When Elijah comes upon the widow, exhausted and hungry from his travels, and asks for a cup of water and cake of bread, she declares she has only enough flour and oil to make a final meal for herself and her son, after which they will die. When Elijah urges her to first make him a little cake and promises that her jar of flour will not go empty, nor her jug of oil go dry, until God again brings rain, she does as he asks. She does this with no guarantee that the prophecy is true, no guarantee that there will actually be something left to prepare for her son and herself! An amazing act of trust, or should I say faith? She references Elijah’s God and seems here to put faith in this God, who is not her own. Her faith and trust bear fruit, as her flour and oil were indeed supplied by God for the coming year, during which she continued to feed Elijah along with her son and herself. (As one biblical scholar puts it, “an unlikely trio!”)
In Mark’s Gospel, we encounter another poor widow, this one in the synagogue. Jesus has been berating the scribes for their public show of religiosity, when he turns his attention to the “collection,” where the wealthy are ostentatiously giving to the treasury, while a poor widow humbly contributes two small coins out of her poverty. Jesus notes that she “has contributed all that she had, her whole livelihood.”
The widow in the first reading, who essentially gives all to Elijah, is rewarded with the endless supply of flour and oil through the drought and ultimately with the life restoring rain at the end of the year. We don’t know what the widow in Mark’s Gospel’s reward was or if there was any reward at all. She was destitute, and Jesus was commending her generosity amid destitution while critiquing the behavior of the scribes who gave out of their abundance.
What can we take away from this? For a while now, there has been talk in spiritual circles about the contrast between living out of a sense of scarcity vs. living out of a sense of abundance. The scribes had an abundance in material terms, out of which they contributed only judiciously. But perhaps their spirituality was really one of scarcity, a sense that they had to hold back what they wanted (not necessarily needed) for themselves. The widow, however, seemed to operate out of a spirituality of abundance despite her existential experience of scarcity. She gave what she had. What Jesus is doing is critiquing the hypocrisy of the scribes while commending the widow’s selflessness. Part of his critique of the scribes is the way in which they extort the vulnerable, including widows, strangers/aliens, and the poor. So, we should not see in this story an injunction to give away what you need for your own survival but rather a critique of those who demand such sacrifice.

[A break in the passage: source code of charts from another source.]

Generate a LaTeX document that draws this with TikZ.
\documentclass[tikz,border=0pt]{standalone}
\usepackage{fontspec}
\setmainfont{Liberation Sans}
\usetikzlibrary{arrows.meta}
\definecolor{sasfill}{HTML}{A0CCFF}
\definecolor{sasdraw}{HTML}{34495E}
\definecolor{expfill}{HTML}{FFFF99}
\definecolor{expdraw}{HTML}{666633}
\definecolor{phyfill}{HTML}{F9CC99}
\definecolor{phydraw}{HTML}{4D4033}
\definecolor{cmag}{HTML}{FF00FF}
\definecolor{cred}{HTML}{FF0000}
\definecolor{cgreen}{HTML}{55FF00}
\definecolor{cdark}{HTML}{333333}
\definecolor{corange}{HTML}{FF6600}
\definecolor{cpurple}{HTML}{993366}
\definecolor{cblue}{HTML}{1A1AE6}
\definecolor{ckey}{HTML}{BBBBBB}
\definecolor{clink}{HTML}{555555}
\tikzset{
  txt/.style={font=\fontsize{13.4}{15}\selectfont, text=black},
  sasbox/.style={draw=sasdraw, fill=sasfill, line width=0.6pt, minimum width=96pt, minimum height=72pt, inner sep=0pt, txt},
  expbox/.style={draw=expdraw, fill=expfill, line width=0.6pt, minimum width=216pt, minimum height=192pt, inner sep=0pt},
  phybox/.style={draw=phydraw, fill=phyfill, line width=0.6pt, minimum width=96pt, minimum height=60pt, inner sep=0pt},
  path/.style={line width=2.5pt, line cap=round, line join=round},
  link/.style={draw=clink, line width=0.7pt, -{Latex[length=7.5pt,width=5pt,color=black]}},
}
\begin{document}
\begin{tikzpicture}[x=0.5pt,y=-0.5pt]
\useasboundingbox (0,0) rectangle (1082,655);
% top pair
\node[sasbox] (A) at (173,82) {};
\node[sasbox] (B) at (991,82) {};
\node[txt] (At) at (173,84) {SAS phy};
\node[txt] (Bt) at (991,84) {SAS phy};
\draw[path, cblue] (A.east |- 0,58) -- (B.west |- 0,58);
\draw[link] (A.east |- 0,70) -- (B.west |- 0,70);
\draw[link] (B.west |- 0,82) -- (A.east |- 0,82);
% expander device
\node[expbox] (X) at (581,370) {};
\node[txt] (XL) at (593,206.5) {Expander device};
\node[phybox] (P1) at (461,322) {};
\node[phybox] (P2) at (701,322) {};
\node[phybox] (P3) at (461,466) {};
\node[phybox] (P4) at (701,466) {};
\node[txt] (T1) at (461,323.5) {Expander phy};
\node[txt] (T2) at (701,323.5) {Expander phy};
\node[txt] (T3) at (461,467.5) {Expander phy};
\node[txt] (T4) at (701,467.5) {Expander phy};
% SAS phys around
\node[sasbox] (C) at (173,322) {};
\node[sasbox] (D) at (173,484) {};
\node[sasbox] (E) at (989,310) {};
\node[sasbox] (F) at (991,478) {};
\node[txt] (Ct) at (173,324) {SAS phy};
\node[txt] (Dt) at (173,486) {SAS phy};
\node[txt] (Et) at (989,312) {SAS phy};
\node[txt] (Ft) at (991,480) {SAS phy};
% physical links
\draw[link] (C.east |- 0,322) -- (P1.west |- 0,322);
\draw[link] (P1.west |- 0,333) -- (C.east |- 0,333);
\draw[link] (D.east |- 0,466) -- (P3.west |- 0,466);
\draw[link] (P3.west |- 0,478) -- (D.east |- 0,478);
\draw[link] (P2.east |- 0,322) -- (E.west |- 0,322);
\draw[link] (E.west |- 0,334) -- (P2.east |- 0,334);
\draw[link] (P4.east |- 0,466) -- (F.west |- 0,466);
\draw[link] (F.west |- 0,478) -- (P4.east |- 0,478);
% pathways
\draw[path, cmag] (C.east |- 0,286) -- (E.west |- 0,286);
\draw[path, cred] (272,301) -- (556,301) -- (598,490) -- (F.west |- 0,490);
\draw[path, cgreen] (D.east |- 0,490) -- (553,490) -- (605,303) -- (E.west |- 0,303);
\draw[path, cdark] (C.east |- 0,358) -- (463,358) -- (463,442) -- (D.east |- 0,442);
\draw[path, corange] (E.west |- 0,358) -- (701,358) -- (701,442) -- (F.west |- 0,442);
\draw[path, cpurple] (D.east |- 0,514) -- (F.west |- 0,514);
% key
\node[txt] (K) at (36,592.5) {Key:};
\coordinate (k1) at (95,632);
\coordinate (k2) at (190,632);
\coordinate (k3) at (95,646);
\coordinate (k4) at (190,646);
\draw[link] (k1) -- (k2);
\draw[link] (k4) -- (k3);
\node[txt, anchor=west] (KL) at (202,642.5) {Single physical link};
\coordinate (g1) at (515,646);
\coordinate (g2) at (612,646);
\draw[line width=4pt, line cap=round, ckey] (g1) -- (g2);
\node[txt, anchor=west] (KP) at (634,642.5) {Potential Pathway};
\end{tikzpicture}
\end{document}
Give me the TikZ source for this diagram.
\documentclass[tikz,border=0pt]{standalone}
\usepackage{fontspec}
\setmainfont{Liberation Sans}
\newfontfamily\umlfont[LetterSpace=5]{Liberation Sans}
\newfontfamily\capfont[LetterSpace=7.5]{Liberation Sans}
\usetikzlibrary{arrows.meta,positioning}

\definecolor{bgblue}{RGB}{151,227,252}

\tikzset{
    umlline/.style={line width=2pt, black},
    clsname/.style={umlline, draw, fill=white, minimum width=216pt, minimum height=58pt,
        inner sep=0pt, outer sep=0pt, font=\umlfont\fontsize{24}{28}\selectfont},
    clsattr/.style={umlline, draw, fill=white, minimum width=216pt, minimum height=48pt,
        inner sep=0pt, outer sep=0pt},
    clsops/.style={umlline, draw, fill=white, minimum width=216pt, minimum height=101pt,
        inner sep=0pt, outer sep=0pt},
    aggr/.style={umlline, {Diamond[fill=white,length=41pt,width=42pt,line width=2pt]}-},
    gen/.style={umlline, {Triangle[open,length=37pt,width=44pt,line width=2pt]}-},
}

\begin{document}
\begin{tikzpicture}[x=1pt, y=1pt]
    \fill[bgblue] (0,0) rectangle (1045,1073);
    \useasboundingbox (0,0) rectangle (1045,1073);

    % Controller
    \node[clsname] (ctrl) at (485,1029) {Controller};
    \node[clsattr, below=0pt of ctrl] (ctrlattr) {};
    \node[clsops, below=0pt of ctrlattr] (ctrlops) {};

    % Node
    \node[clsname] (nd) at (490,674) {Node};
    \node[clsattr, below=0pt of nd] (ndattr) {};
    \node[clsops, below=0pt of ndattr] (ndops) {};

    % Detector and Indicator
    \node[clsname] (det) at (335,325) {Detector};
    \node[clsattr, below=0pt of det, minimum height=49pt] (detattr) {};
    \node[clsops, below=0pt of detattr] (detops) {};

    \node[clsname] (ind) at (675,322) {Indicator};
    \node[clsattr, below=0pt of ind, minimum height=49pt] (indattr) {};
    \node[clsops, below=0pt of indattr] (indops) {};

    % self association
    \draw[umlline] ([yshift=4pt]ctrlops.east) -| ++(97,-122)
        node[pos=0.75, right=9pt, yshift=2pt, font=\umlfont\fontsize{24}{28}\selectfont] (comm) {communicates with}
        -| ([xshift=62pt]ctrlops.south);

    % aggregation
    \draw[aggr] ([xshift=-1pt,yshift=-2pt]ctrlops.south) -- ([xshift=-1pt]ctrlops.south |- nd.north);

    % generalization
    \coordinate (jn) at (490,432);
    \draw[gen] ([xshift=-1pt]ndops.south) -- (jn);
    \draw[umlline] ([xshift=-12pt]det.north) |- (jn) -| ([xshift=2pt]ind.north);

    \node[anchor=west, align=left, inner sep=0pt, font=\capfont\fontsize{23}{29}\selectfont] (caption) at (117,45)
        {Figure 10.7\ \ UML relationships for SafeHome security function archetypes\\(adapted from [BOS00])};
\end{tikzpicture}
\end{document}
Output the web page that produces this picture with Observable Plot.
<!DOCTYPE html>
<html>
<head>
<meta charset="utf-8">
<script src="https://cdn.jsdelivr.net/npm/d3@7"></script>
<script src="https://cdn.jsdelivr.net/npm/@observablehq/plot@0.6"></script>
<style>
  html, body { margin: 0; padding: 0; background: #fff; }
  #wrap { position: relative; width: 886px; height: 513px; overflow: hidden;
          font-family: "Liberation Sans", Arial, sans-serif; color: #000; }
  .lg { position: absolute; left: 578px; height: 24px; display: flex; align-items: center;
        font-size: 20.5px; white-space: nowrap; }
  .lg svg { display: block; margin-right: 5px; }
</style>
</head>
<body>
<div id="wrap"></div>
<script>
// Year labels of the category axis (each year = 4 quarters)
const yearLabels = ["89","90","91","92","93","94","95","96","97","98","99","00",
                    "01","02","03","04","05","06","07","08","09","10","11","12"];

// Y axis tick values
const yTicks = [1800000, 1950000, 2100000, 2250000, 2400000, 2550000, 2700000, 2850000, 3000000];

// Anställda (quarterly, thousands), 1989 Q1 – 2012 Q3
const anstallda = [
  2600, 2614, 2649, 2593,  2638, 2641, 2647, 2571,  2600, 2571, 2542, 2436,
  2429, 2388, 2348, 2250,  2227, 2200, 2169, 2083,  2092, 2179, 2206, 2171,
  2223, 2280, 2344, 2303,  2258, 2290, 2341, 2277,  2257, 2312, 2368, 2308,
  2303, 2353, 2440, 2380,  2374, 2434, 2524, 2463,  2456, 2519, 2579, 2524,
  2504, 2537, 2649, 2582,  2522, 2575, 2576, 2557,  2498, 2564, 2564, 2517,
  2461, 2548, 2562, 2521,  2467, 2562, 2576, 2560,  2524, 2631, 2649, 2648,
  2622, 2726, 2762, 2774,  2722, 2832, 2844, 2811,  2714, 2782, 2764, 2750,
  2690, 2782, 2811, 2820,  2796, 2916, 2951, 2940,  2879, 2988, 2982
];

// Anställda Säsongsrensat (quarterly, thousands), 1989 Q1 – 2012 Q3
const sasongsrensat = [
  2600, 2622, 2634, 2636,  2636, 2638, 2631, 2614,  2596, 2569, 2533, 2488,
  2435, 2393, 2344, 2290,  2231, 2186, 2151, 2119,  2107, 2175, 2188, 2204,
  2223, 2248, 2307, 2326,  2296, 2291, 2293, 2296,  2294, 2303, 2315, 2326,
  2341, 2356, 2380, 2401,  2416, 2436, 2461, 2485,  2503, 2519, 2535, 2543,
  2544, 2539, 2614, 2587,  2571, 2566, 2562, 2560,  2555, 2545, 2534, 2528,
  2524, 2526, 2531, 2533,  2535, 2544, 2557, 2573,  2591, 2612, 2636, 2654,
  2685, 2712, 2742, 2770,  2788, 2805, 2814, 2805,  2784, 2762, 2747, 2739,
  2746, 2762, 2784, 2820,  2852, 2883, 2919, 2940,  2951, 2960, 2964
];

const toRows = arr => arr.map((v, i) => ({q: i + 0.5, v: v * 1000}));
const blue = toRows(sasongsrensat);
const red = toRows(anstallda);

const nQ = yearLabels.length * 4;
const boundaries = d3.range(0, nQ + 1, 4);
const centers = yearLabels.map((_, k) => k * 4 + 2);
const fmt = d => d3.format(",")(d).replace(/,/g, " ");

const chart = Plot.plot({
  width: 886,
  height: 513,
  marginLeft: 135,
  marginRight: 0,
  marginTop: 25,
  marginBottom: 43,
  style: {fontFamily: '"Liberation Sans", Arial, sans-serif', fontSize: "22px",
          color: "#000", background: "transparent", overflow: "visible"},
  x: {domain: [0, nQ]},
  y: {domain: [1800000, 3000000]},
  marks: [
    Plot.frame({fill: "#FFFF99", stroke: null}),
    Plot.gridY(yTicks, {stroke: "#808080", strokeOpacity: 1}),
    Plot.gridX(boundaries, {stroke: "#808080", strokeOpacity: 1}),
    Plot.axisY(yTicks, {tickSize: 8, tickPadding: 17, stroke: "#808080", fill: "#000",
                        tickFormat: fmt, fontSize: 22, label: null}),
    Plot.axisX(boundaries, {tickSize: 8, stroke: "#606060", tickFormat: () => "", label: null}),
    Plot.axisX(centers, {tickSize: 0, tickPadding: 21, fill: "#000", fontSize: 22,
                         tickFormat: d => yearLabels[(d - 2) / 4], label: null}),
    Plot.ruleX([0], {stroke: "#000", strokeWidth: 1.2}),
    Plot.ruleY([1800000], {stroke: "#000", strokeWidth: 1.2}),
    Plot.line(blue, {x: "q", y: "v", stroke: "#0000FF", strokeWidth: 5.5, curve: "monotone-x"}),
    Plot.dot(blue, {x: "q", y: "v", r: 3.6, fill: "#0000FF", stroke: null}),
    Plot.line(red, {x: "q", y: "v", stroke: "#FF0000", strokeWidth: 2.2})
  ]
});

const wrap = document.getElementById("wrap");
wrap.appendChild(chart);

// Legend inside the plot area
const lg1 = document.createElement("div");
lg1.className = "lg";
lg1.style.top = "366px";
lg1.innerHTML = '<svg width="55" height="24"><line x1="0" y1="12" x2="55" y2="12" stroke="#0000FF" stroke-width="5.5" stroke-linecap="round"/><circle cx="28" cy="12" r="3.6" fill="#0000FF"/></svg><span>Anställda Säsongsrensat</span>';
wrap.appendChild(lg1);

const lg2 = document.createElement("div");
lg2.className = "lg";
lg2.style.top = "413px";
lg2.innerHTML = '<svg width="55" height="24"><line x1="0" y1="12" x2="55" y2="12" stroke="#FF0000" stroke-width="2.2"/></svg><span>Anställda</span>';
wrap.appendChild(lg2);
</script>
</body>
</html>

The sacrifice of the widow in Mark’s Gospel, who receives no reward that we know of, brings us to the sacrifice of Jesus in the second reading from Hebrews, the sacrifice that brings about cosmic transformation. The widow’s sacrifice amid suffering and oppression evokes the sacrifice and suffering of so many in our world that goes unrecognized, unrewarded, unconsoled. What becomes of it? The sacrifice of victims of violence, the sacrifice of martyrs for truth and justice: What becomes of it? We believe that these sacrifices and sufferings are caught up in the sacrifice and suffering of Jesus, whose death and resurrection bring about a Cosmic Transformation. In a Cosmic Theology, all that seems to have been lost, all that seems to have been for naught, is gathered up, transformed, and garnered into the substance of Eternal Life, that unimaginable Resurrected Life that awaits us and all of God’s Creation.